This post is a good example of why jazz critics are valuable - if Fred hadn't written the note, I never would have heard of the album. As jazz ends up more and more on small labels, we need curators, people who can point us in the direction of interesting stuff. Thanks Fred. (Also, cdbaby had it here in two days - excellent!)
The Ryan Keberle Double Quartet's Heavy Dreaming
At 29, Keberle (pronounced KEB-er-lee) plays trombone in two of the best big bands out there, Maria Schneider’s Jazz Orchestra and Darcy James Argue’s Secret Society, and he seems to have picked up some pieces of technique from both: Argue’s knack for weaving rhythms within rhythms into a seamless web; Schneider’s way with lushly stacked harmonies and melodic lines that crest, flow, and (trickiest of all) develop.
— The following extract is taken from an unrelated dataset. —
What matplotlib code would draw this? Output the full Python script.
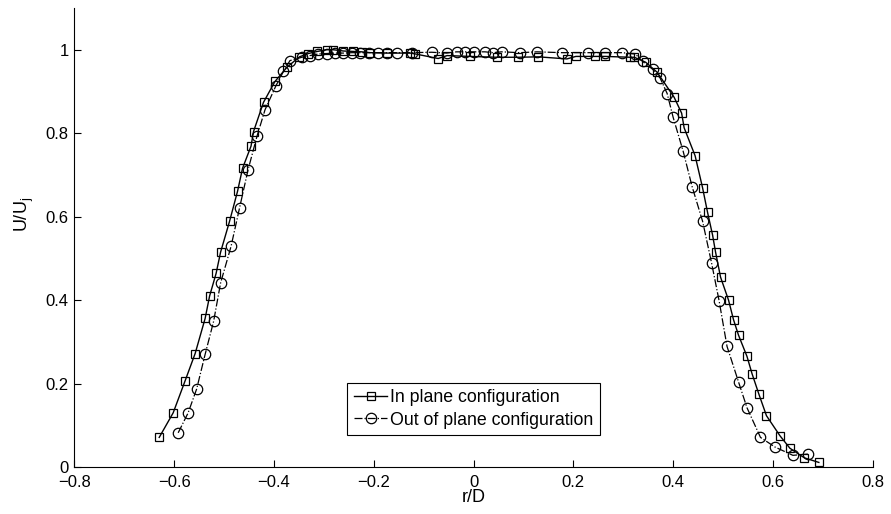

The Double Quartet consists of a conventional trombone quartet (backed by piano, bass, and drums), augmented by a brass quartet (trumpet, a 2nd trombone, French horn, and tuba). It’s a rich, warm sound—and a tight ensemble too, including Frank Kimbrough on piano, John Clark on horn, and Marcus Rojas on tuba.
Keberle plays with an indigo tone and insouciantly sinuous phrasing. As Darcy James Argue writes in the liner notes, he’s the rare trombonist who doesn’t emulate a be-bop tenor saxophonist; he writes around the character of his own horn, deepening its resonances, molding its limits into strengths.
The album was recorded by Mike Marciano at Brooklyn’s Systems Two studios, and sounds as vivid and lively as most of his work.